Heureka

Bei der Frage, ob ich Empathie habe oder eher nicht, argumentiere ich erstens zu meinen Gunsten und zweitens mit Wissenseingebungen.

Ich zweifle nicht an meinem Wissen darüber, was Empathie sei, und ebensowenig zweifle ich an den Fähigkeiten, was mein psychologisches Outfit und meine Empathiefähigkeit betrifft. Nun las ich kürzlich, dass ein Forscher herausgefunden habe, dass es gar keine Empathie bei uns Menschen gebe. Das fand ich erstaunlich und fragwürdig, öffnet es uns doch einen anderen, vielleicht tieferen Zugang zum Phänomen.

Erste mögliche Reaktion: Der Mann hat recht, und wenn ich so nach links und rechts und rund um mich herum schaue, begegnet mir überall unempathisches Menschenzeugs. Zweite Reaktion: Die Vorstellung, dass es keine Empathie gibt, ist schon deshalb interessant, weil ich dann nicht mehr so viel von etwas fasle, was ich zu kennen glaube, aber gar nicht wirklich kenne.
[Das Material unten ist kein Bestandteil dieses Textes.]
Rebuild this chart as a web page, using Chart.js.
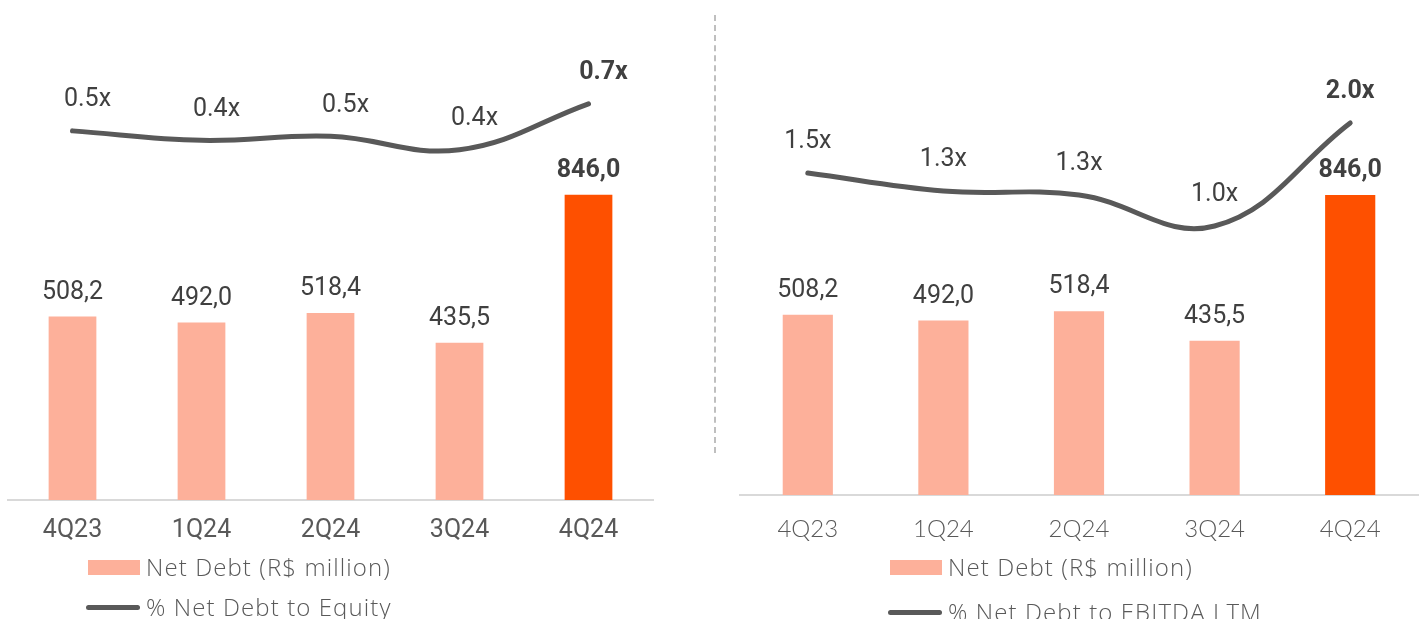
<!DOCTYPE html>
<html>
<head>
<meta charset="utf-8">
<script src="https://cdn.jsdelivr.net/npm/chart.js@4.4.1/dist/chart.umd.min.js"></script>
<style>
  body { margin: 0; background: #fff; width: 1421px; height: 619px; overflow: hidden; position: relative; }
  .box { position: absolute; top: 0; height: 619px; }
  .sep { position: absolute; left: 714px; top: 15px; height: 438px; border-left: 2px dashed #BFBFBF; }
  .leg { position: absolute; font-family: "Open Sans", Lato, sans-serif; font-weight: 300; font-size: 24px; letter-spacing: 1.1px; color: #595959; white-space: nowrap; line-height: 26px; }
  .sw-bar { position: absolute; width: 52px; height: 15px; background: #FDB09A; }
  .sw-line { position: absolute; width: 54px; height: 5px; border-radius: 3px; background: #595959; }
</style>
</head>
<body>
<div class="box" style="left:0;width:710px"><canvas id="canvas"></canvas></div>
<div class="box" style="left:720px;width:701px"><canvas id="canvas2"></canvas></div>
<div class="sep"></div>

<div class="sw-bar" style="left:88px;top:560px"></div>
<div class="leg" style="left:146px;top:554px">Net Debt (R$ million)</div>
<div class="sw-line" style="left:86px;top:605px"></div>
<div class="leg" style="left:146px;top:594px">% Net Debt to Equity</div>

<div class="sw-bar" style="left:890px;top:560px"></div>
<div class="leg" style="left:948px;top:554px">Net Debt (R$ million)</div>
<div class="sw-line" style="left:888px;top:610px"></div>
<div class="leg" style="left:948px;top:599px">% Net Debt to EBITDA LTM</div>

<script>
var quarters = ['4Q23', '1Q24', '2Q24', '3Q24', '4Q24'];
var netDebt = [508.2, 492.0, 518.4, 435.5, 846.0];
var debtToEquity = [0.50, 0.43, 0.46, 0.36, 0.70];
var debtToEbitda = [1.50, 1.32, 1.28, 0.97, 2.00];

var barLight = '#FDB09A';
var barDark = '#FE5000';
var lineGrey = '#595959';
var labelFont = '"Liberation Sans Narrow", Roboto, sans-serif';

var valueLabels = {
    id: 'valueLabels',
    afterDatasetsDraw: function (chart, args, opts) {
        var ctx = chart.ctx;
        var last = quarters.length - 1;
        ctx.save();
        ctx.textAlign = 'center';
        ctx.textBaseline = 'middle';
        ctx.fillStyle = '#404040';
        chart.data.datasets.forEach(function (ds, di) {
            var meta = chart.getDatasetMeta(di);
            meta.data.forEach(function (el, i) {
                var bold = i === last ? 'bold ' : '';
                ctx.font = bold + '25px ' + labelFont;
                if (ds.type === 'bar') {
                    ctx.fillText(ds.data[i].toFixed(1).replace('.', ','), el.x, el.y - 24);
                } else {
                    ctx.fillText(ds.data[i].toFixed(1) + 'x', el.x + opts.dx, el.y - opts.dy);
                }
            });
        });
        ctx.restore();
    }
};

function makeChart(id, lineData, lineLabel, tickFont, tickPad, pad, axisH, yMax, y2Min, y2Max, dx, dy) {
    var ctx = document.getElementById(id).getContext('2d');
    return new Chart(ctx, {
        data: {
            labels: quarters,
            datasets: [{
                type: 'line',
                label: lineLabel,
                data: lineData,
                yAxisID: 'y2',
                borderColor: lineGrey,
                borderWidth: 5,
                borderCapStyle: 'round',
                tension: 0.4,
                pointRadius: 0,
                order: 0
            }, {
                type: 'bar',
                label: 'Net Debt (R$ million)',
                data: netDebt,
                backgroundColor: netDebt.map(function (v, i) { return i === netDebt.length - 1 ? barDark : barLight; }),
                barPercentage: 0.37,
                categoryPercentage: 1,
                order: 1
            }]
        },
        options: {
            responsive: true,
            maintainAspectRatio: false,
            animation: false,
            layout: { padding: pad },
            plugins: {
                legend: { display: false },
                tooltip: { enabled: false },
                valueLabels: { dx: dx, dy: dy }
            },
            scales: {
                x: {
                    grid: { display: false, drawTicks: false },
                    border: { color: '#D9D9D9', width: 2 },
                    ticks: { color: '#595959', font: tickFont, padding: tickPad },
                    afterFit: function (scale) { scale.height = axisH; }
                },
                y: { display: false, min: 0, max: yMax },
                y2: { display: false, min: y2Min, max: y2Max }
            }
        },
        plugins: [valueLabels]
    });
}

window.onload = function () {
    window.EquityChart = makeChart('canvas', debtToEquity, '% Net Debt to Equity',
        { family: 'Roboto, sans-serif', size: 25 }, 16,
        { left: 8, right: 57, top: 20, bottom: 0 }, 119, 1330, -2.23, 1.32, 15, 31);
    window.EbitdaChart = makeChart('canvas2', debtToEbitda, '% Net Debt to EBITDA LTM',
        { family: 'Lato, sans-serif', size: 24, weight: 300 }, 20,
        { left: 20, right: 3, top: 20, bottom: 0 }, 124, 1340, -1.72, 3.03, 0, 31);
};
</script>
</body>
</html>
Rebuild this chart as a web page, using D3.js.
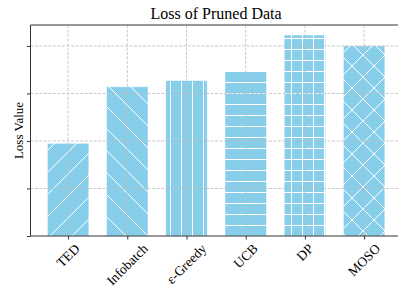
<!DOCTYPE html>
<html>
<head>
<meta charset="utf-8">
<script src="https://cdn.jsdelivr.net/npm/d3@7"></script>
<style>
  body { margin: 0; background: #fff; }
  text { font-family: "Liberation Serif", "DejaVu Serif", serif; fill: #000; }
</style>
</head>
<body>
<div id="chart"></div>
<script>
const methods = ["TED", "Infobatch", "\u03b5-Greedy", "UCB", "DP", "MOSO"];
const lossValues = [1.95, 3.14, 3.27, 3.47, 4.23, 4.0];
const hatches = ["/", "\\", "|", "-", "+", "x"];
const yTicks = [0, 1, 2, 3, 4];

const width = 398, height = 288;
const margin = { left: 30.5, top: 25, bottom: 236 };

const svg = d3.select("#chart")
  .append("svg")
  .attr("width", width)
  .attr("height", height);

// x runs like matplotlib's bar axis: bars at 0..5, small margins each side
const x = d3.scaleLinear().domain([-0.635, 5.635]).range([margin.left, 401.7]);
const y = d3.scaleLinear().domain([0, 4.44]).range([margin.bottom, margin.top]);
const barW = (x(0.7) - x(0));

// hatch patterns: straight lines every 11px, diagonals every 22px
const s = 11, d2 = 22;
const hatchDefs = {
  "/": [d2, `M0,${d2} L${d2},0 M-3,3 L3,-3 M${d2 - 3},${d2 + 3} L${d2 + 3},${d2 - 3}`],
  "\\": [d2, `M0,0 L${d2},${d2} M-3,${d2 - 3} L3,${d2 + 3} M${d2 - 3},-3 L${d2 + 3},3`],
  "|": [s, `M${s / 2},0 L${s / 2},${s}`],
  "-": [s, `M0,${s / 2} L${s},${s / 2}`],
  "+": [s, `M${s / 2},0 L${s / 2},${s} M0,${s / 2} L${s},${s / 2}`],
  "x": [d2, `M0,${d2} L${d2},0 M0,0 L${d2},${d2} M-3,3 L3,-3 M${d2 - 3},${d2 + 3} L${d2 + 3},${d2 - 3} M-3,${d2 - 3} L3,${d2 + 3} M${d2 - 3},-3 L${d2 + 3},3`]
};

const defs = svg.append("defs");
hatches.forEach((h, i) => {
  const [size, path] = hatchDefs[h];
  const p = defs.append("pattern")
    .attr("id", "hatch" + i)
    .attr("patternUnits", "userSpaceOnUse")
    .attr("width", size)
    .attr("height", size);
  p.append("rect").attr("width", size).attr("height", size).attr("fill", "#87ceeb");
  p.append("path")
    .attr("d", path)
    .attr("stroke", "#fff")
    .attr("stroke-width", 1)
    .attr("fill", "none");
});

// bars
svg.append("g")
  .selectAll("rect")
  .data(lossValues)
  .join("rect")
  .attr("x", (d, i) => x(i) - barW / 2)
  .attr("y", d => y(d))
  .attr("width", barW)
  .attr("height", d => y(0) - y(d))
  .attr("fill", (d, i) => `url(#hatch${i})`)
  .attr("stroke", "#fff")
  .attr("stroke-opacity", 0.6)
  .attr("stroke-width", 0.8);

// grid drawn above the bars, like the original
const grid = svg.append("g")
  .attr("stroke", "#bdbdbd")
  .attr("stroke-width", 0.8)
  .attr("stroke-dasharray", "3,1.5");
grid.selectAll(".gy")
  .data(yTicks.slice(1))
  .join("line")
  .attr("x1", margin.left).attr("x2", width)
  .attr("y1", d => y(d)).attr("y2", d => y(d));
grid.selectAll(".gx")
  .data(methods)
  .join("line")
  .attr("x1", (d, i) => x(i)).attr("x2", (d, i) => x(i))
  .attr("y1", margin.top).attr("y2", margin.bottom);

// axes (ticks only, no y labels)
svg.append("g")
  .attr("transform", `translate(${margin.left},0)`)
  .call(d3.axisLeft(y).tickValues(yTicks).tickSize(3.5).tickFormat(""))
  .call(g => g.select(".domain").remove())
  .call(g => g.selectAll("line").attr("stroke", "#333"));

svg.append("g")
  .attr("transform", `translate(0,${margin.bottom})`)
  .call(d3.axisBottom(x).tickValues(d3.range(methods.length)).tickSize(3.5).tickFormat(""))
  .call(g => g.select(".domain").remove())
  .call(g => g.selectAll("line").attr("stroke", "#333"));

// spines
const spine = svg.append("g").attr("stroke", "#333").attr("stroke-width", 1);
spine.append("line").attr("x1", margin.left).attr("x2", margin.left)
  .attr("y1", margin.top).attr("y2", margin.bottom);
spine.append("line").attr("x1", margin.left).attr("x2", width)
  .attr("y1", margin.bottom).attr("y2", margin.bottom);
spine.append("line").attr("x1", margin.left).attr("x2", width)
  .attr("y1", margin.top).attr("y2", margin.top);

// rotated tick labels, centred on the tick, top of rotated box below the axis
const fs = 13.5;
methods.forEach((m, i) => {
  const t = svg.append("text")
    .attr("font-size", fs)
    .attr("text-anchor", "middle")
    .attr("dominant-baseline", "central")
    .text(m);
  const w = t.node().getComputedTextLength();
  const box = (w + fs * 0.9) * Math.SQRT1_2;
  const cx = x(i), cy = margin.bottom + 6 + box / 2;
  t.attr("transform", `translate(${cx},${cy}) rotate(-45)`);
});

// title and y label
svg.append("text")
  .attr("x", (margin.left + 401.7) / 2)
  .attr("y", 19)
  .attr("text-anchor", "middle")
  .attr("font-size", 16)
  .text("Loss of Pruned Data");

svg.append("text")
  .attr("transform", `translate(23,${(margin.top + margin.bottom) / 2}) rotate(-90)`)
  .attr("text-anchor", "middle")
  .attr("font-size", 13)
  .text("Loss Value");
</script>
</body>
</html>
So kann es geschehen, dass ich der Empathie plötzlich eine Wirkung zuspreche, die, wenn sie halt eben doch mal erscheinen sollte, ein «Heureka» zur Folge hätte: Es gibt sie eigentlich nicht, würde es mir entschlüpfen, aber ich habe sie für einen Moment erlebt, für einen Augenblick gefunden, mir kräuselte es die Nackenhaare, mein Herz schlüge vor Freude und hüpfte in der Wärme, heureka, sieh, da ist Empathie zwischen uns!

Eigentlich eine lohnende Sache, die Vorstellung, dass es das, was ich so tief in mir drinnen kenne – oder zu kennen meine, nicht geben soll. Dadurch wird sie gleich wertvoll und somit bringt die Einsicht des oben erwähnten Forschers einen Mehrwert in Sachen Empathie.

Wie schwer Empathie tatsächlich ist, zeigt die Erfahrung, wenn man von einem Menschen verlassen wird und nicht einsehen kann, warum. Wie lässt sich ein Einsehen gewinnen, wenn alles danach aussieht, dass der oder die andere irgendwie verrückt ist, diesen Schritt zu tun, der für mich so überhaupt nicht dran war und den ich beim besten Willen nicht verstehe. Im Moment des Verlassenwerdens ein Heureka-Erlebnis zu haben und ganz und gar beim Gegenüber, das die Trennung ausgesprochen hat, zu verweilen, sich ganz und gar in seine Gefühle und Gedanken einzustimmen, das ist Empathie im Extremfall – ein Gut, so selten wie Lehrerschweiß.

Empathie ist immer der Extremfall zwischen meinem Gegenüber und mir.